> WHAT TO PRODUCE:
Pictures stay out of this copy, which runs from the first line of the material through the line containing "const absMax=[70,50,100,200];".

# start of GIVEN MATERIAL

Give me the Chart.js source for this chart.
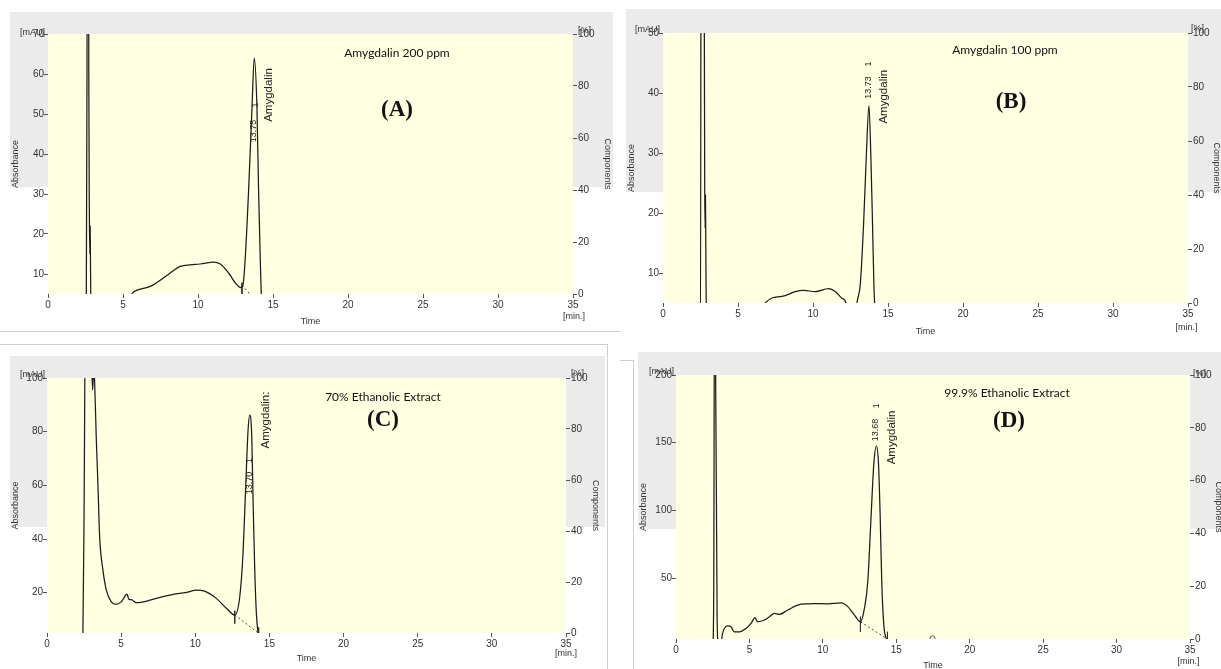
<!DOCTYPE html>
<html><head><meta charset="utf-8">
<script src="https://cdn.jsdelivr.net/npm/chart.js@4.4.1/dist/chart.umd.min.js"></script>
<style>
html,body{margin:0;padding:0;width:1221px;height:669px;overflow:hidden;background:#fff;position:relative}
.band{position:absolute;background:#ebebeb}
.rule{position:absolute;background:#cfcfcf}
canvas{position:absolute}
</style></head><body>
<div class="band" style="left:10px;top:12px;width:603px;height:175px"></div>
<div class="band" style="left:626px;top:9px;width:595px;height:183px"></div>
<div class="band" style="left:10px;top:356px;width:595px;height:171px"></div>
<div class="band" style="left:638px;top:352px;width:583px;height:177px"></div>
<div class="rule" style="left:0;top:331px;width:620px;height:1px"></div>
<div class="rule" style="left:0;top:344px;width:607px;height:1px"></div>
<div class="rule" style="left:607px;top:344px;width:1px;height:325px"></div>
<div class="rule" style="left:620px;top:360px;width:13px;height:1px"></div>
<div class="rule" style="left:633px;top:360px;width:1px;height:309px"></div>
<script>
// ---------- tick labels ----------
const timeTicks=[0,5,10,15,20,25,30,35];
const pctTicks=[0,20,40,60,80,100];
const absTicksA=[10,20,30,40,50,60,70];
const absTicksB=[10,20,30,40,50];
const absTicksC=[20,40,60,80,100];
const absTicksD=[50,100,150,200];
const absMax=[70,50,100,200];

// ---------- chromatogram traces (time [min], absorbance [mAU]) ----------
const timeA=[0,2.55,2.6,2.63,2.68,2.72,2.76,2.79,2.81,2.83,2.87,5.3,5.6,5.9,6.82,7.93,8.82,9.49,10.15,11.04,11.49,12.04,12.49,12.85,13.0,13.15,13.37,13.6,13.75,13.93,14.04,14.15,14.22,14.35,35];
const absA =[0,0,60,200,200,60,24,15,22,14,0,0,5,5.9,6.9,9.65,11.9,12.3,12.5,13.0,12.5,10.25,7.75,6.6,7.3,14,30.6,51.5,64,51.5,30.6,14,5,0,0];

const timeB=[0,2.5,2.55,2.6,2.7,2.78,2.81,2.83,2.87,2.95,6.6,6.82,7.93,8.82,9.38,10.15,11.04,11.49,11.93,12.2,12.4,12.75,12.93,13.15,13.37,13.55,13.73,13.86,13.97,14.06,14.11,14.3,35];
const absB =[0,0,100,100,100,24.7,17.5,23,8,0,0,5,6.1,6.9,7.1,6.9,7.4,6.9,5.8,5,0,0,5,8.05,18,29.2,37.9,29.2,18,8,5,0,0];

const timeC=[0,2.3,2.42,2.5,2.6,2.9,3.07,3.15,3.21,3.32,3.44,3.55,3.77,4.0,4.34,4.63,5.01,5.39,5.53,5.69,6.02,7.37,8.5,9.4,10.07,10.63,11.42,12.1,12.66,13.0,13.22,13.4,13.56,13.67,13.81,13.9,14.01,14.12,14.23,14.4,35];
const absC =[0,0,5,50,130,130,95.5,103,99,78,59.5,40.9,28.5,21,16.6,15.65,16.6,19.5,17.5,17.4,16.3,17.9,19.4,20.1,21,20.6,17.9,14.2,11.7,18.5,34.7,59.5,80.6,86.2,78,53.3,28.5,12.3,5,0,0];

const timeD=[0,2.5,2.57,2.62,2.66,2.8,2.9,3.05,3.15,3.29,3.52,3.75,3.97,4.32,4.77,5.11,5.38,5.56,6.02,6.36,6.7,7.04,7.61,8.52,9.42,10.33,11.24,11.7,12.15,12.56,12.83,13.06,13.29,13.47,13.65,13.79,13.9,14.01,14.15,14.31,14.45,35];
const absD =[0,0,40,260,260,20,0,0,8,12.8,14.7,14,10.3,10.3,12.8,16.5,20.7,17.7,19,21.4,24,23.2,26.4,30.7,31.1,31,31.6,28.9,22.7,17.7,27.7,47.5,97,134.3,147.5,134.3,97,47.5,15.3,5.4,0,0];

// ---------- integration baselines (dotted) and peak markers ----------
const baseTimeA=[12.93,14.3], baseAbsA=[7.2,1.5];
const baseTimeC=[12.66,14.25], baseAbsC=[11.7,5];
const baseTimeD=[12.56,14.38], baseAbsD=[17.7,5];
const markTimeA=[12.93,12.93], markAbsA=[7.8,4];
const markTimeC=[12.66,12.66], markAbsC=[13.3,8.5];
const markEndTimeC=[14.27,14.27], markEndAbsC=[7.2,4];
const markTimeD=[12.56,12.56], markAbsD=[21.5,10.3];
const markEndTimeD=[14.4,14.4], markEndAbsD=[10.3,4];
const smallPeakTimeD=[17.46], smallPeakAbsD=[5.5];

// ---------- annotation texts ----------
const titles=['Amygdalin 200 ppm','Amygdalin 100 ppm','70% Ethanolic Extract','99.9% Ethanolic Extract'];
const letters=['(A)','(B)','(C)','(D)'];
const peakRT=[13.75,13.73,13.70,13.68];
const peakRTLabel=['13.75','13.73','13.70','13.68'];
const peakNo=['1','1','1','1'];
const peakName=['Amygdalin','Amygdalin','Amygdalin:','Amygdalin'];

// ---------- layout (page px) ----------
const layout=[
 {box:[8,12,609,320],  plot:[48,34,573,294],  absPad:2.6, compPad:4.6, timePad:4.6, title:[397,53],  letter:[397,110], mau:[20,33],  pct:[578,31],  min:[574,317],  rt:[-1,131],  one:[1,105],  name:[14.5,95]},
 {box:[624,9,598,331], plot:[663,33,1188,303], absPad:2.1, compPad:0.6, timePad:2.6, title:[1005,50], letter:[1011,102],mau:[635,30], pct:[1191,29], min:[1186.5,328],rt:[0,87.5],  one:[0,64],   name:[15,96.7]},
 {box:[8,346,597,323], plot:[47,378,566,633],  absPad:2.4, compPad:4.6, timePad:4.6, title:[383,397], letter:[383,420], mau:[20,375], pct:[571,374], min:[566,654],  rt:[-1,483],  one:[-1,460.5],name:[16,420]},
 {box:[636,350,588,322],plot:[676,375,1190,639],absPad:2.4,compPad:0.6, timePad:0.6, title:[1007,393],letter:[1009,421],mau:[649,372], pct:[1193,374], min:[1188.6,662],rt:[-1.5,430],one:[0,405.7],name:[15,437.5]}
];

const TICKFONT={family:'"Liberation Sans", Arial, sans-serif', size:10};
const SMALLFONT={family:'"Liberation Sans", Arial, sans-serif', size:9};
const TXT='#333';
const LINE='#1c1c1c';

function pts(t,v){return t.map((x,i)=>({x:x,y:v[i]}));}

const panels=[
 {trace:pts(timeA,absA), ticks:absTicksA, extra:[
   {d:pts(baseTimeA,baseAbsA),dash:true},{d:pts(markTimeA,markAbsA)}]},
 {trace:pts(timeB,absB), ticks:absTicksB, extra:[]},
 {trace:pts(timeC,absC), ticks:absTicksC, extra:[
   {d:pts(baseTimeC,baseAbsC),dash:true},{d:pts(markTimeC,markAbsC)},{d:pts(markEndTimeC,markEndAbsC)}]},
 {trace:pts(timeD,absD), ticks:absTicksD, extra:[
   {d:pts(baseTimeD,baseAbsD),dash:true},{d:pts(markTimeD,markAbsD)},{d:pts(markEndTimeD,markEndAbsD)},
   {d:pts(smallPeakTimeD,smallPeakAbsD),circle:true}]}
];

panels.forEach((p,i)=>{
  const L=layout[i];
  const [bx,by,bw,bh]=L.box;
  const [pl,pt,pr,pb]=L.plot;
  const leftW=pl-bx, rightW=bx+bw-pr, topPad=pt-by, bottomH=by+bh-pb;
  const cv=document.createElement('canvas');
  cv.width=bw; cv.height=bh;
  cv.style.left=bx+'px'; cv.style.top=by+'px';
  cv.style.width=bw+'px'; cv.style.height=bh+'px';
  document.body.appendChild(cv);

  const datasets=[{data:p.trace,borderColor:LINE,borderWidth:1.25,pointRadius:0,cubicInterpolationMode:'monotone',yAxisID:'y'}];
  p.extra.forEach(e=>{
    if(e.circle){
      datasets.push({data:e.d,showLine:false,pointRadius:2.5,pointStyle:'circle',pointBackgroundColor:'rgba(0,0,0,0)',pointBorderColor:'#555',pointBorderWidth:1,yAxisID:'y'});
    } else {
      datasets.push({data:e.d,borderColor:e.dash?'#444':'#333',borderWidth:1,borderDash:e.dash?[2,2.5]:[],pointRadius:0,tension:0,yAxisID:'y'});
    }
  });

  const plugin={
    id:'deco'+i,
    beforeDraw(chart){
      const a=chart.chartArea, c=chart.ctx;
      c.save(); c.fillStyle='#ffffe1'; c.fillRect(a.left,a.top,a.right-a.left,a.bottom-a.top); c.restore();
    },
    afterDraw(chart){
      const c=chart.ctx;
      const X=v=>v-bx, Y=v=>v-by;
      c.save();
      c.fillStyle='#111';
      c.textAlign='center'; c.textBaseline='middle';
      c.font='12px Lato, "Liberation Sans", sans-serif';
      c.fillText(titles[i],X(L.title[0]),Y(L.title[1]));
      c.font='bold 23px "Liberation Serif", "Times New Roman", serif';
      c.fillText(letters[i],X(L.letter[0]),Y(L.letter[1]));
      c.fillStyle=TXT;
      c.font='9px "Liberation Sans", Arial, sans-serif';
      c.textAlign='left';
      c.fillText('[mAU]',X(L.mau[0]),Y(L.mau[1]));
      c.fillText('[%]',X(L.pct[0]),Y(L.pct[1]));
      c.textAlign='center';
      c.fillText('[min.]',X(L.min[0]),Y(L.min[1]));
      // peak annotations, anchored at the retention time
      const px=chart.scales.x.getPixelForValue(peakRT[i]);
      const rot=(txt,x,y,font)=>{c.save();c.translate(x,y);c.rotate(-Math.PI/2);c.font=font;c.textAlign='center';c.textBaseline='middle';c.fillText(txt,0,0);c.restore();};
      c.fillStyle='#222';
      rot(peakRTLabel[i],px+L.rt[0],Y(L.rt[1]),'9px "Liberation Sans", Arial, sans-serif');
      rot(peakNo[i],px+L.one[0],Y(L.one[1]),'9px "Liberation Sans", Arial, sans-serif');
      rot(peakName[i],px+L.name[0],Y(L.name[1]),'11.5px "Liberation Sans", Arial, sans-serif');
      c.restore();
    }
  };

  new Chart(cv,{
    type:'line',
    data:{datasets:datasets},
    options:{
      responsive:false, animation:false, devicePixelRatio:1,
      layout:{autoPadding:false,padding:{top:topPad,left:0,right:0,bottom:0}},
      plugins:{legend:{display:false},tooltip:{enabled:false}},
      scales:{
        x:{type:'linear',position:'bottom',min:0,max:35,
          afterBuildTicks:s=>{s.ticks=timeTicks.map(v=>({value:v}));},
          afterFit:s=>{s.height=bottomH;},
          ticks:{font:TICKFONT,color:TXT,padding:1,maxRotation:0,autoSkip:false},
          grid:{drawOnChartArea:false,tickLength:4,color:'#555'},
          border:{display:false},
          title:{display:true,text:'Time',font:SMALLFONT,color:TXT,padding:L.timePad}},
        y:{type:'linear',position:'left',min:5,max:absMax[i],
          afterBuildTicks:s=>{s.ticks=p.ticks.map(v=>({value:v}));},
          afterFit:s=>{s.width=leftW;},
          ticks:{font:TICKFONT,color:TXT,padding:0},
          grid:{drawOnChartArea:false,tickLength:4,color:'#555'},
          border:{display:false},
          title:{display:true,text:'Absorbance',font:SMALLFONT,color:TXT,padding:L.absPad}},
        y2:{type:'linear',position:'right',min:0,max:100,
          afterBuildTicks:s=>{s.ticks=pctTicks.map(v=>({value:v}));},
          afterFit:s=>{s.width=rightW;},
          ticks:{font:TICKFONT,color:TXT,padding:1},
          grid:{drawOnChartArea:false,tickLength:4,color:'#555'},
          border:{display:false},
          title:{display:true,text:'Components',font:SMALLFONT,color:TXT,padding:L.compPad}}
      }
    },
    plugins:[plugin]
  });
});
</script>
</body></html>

# end of GIVEN MATERIAL

> EXERCISE RESULT:
Give me the Chart.js source for this chart.
<!DOCTYPE html>
<html><head><meta charset="utf-8">
<script src="https://cdn.jsdelivr.net/npm/chart.js@4.4.1/dist/chart.umd.min.js"></script>
<style>
html,body{margin:0;padding:0;width:1221px;height:669px;overflow:hidden;background:#fff;position:relative}
.band{position:absolute;background:#ebebeb}
.rule{position:absolute;background:#cfcfcf}
canvas{position:absolute}
</style></head><body>
<div class="band" style="left:10px;top:12px;width:603px;height:175px"></div>
<div class="band" style="left:626px;top:9px;width:595px;height:183px"></div>
<div class="band" style="left:10px;top:356px;width:595px;height:171px"></div>
<div class="band" style="left:638px;top:352px;width:583px;height:177px"></div>
<div class="rule" style="left:0;top:331px;width:620px;height:1px"></div>
<div class="rule" style="left:0;top:344px;width:607px;height:1px"></div>
<div class="rule" style="left:607px;top:344px;width:1px;height:325px"></div>
<div class="rule" style="left:620px;top:360px;width:13px;height:1px"></div>
<div class="rule" style="left:633px;top:360px;width:1px;height:309px"></div>
<script>
// ---------- tick labels ----------
const timeTicks=[0,5,10,15,20,25,30,35];
const pctTicks=[0,20,40,60,80,100];
const absTicksA=[10,20,30,40,50,60,70];
const absTicksB=[10,20,30,40,50];
const absTicksC=[20,40,60,80,100];
const absTicksD=[50,100,150,200];
const absMax=[70,50,100,200];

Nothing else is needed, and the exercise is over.